REQUIREMENTS =
Please output the data below exactly as given, starting at its first line and stopping after the line that contains "import matplotlib.pyplot as plt".

** START **

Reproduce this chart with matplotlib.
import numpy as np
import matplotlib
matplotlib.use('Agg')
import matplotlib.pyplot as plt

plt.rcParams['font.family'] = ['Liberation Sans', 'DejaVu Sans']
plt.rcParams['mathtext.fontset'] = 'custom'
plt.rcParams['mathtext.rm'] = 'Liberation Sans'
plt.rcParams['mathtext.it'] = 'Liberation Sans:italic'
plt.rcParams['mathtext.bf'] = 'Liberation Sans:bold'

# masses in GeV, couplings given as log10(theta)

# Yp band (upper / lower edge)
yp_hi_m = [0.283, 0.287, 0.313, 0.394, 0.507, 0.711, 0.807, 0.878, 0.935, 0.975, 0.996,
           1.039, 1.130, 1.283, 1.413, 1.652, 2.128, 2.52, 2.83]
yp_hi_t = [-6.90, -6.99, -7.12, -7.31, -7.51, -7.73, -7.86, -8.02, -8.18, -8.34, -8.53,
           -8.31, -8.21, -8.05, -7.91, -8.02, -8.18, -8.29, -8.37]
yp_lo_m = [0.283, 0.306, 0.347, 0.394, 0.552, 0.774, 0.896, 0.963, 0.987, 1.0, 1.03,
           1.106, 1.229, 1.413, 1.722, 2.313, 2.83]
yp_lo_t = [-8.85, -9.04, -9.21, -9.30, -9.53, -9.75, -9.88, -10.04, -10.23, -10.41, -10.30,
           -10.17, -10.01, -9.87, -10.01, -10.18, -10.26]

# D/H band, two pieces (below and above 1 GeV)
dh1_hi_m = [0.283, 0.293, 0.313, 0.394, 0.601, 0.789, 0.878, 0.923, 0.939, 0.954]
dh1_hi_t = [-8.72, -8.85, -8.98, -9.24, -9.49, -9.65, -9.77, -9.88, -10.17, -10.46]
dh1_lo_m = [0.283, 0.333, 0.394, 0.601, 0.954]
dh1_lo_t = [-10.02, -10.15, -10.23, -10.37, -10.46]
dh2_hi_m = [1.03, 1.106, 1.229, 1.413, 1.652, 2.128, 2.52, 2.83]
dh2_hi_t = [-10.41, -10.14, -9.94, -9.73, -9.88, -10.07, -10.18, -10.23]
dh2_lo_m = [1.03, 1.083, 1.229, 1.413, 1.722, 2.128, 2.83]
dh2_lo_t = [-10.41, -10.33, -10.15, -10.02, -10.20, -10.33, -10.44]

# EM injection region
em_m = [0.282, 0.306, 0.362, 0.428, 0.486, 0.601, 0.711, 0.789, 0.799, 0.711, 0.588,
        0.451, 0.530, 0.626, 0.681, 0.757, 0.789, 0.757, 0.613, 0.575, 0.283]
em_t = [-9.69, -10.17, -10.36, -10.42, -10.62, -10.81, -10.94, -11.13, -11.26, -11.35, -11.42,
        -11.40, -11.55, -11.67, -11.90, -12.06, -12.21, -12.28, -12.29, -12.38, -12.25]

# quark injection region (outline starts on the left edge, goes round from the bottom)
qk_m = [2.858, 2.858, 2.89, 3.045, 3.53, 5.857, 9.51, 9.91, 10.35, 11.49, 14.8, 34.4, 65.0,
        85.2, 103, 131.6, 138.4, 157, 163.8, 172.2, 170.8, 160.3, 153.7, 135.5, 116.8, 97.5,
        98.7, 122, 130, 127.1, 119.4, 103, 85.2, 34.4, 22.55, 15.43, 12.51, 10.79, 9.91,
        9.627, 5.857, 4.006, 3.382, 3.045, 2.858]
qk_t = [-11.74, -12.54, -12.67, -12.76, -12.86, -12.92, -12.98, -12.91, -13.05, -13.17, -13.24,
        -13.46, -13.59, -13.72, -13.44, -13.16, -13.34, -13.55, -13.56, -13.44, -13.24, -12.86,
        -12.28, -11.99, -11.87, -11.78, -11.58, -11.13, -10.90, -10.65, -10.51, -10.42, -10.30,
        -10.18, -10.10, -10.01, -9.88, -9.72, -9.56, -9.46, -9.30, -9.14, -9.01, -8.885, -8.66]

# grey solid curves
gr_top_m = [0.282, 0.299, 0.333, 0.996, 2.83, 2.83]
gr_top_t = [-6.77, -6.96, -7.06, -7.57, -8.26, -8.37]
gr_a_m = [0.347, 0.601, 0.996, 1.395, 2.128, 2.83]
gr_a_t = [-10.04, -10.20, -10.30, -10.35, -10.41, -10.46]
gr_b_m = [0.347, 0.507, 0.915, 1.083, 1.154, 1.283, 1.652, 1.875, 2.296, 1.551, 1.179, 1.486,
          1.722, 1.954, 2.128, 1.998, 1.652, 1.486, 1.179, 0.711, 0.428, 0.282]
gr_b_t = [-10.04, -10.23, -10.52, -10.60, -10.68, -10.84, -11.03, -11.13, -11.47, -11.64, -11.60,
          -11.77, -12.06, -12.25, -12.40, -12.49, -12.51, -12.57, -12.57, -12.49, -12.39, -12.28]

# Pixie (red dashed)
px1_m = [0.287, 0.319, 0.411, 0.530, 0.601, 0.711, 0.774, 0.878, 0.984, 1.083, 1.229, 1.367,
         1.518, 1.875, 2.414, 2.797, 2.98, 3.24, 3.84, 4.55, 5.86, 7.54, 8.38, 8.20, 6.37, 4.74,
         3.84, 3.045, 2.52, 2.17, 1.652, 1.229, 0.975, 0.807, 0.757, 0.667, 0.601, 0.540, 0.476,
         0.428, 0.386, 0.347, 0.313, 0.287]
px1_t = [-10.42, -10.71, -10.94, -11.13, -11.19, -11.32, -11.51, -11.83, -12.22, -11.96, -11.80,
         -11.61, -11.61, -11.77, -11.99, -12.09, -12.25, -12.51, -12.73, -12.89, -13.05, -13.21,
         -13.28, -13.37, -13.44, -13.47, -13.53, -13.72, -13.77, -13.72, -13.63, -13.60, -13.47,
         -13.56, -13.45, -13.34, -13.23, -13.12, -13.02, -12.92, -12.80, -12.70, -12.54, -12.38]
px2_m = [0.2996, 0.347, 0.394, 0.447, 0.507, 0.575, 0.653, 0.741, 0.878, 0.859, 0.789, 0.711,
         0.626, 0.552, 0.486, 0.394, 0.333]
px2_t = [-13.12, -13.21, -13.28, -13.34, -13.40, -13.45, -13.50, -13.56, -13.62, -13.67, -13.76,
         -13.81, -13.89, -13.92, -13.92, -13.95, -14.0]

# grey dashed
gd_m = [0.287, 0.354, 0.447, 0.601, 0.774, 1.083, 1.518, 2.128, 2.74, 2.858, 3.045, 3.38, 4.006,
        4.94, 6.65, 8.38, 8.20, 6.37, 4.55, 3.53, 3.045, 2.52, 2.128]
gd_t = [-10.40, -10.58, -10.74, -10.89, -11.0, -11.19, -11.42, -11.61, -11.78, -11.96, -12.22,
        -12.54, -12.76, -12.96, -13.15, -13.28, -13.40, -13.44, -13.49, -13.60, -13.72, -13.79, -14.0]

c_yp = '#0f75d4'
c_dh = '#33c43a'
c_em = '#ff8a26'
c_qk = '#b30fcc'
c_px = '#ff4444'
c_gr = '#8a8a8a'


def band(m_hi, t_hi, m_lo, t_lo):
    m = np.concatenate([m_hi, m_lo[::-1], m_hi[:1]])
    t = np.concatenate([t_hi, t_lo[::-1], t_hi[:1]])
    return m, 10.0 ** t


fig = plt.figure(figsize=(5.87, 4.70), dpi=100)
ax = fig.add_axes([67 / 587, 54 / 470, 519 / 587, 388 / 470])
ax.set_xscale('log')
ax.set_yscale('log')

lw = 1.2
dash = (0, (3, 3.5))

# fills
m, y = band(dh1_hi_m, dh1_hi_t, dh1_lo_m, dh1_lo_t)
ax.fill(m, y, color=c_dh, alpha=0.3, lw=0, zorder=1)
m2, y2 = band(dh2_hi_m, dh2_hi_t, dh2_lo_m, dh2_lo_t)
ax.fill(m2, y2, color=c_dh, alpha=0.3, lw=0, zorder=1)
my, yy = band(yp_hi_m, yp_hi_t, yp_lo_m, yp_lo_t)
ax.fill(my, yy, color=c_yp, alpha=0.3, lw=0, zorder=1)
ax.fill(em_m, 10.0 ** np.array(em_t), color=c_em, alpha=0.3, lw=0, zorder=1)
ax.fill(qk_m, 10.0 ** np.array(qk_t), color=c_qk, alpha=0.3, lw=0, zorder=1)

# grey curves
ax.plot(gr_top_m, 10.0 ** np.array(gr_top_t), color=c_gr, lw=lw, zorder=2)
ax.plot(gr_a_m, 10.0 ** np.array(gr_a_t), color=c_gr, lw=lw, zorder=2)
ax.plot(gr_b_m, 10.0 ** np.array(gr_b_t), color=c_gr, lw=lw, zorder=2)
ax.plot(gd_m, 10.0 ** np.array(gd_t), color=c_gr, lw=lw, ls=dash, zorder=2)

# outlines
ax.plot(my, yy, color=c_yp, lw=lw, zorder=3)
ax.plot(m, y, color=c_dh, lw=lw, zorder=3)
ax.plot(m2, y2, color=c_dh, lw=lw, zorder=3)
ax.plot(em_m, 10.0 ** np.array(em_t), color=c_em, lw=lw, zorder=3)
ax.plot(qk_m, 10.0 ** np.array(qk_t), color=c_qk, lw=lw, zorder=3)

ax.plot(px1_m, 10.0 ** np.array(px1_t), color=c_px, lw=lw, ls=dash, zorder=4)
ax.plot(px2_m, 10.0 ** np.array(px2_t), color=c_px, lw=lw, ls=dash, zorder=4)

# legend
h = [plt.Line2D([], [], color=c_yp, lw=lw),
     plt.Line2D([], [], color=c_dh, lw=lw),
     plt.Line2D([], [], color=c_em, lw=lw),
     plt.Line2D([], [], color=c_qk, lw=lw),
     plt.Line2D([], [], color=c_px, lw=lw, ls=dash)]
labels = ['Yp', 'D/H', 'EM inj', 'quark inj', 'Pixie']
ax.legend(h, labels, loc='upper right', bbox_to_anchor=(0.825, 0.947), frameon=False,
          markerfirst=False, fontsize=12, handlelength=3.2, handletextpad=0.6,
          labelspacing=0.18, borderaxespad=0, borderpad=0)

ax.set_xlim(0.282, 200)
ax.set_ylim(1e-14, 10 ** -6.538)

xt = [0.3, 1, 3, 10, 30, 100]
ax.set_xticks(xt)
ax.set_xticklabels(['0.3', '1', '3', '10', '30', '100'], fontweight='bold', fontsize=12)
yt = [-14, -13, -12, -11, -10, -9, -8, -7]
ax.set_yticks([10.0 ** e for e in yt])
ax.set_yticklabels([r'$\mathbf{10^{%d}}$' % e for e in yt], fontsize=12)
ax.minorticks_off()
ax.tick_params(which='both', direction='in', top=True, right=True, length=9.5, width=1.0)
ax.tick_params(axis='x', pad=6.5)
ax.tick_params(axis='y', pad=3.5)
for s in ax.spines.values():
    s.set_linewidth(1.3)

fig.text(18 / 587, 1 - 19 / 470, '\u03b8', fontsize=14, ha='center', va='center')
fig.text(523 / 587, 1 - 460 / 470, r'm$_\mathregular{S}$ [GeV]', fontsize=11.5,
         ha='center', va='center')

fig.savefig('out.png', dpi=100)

** END **

SOLUTION TO THE EXERCISE =
Reproduce this chart with matplotlib.
import numpy as np
import matplotlib
matplotlib.use('Agg')
import matplotlib.pyplot as plt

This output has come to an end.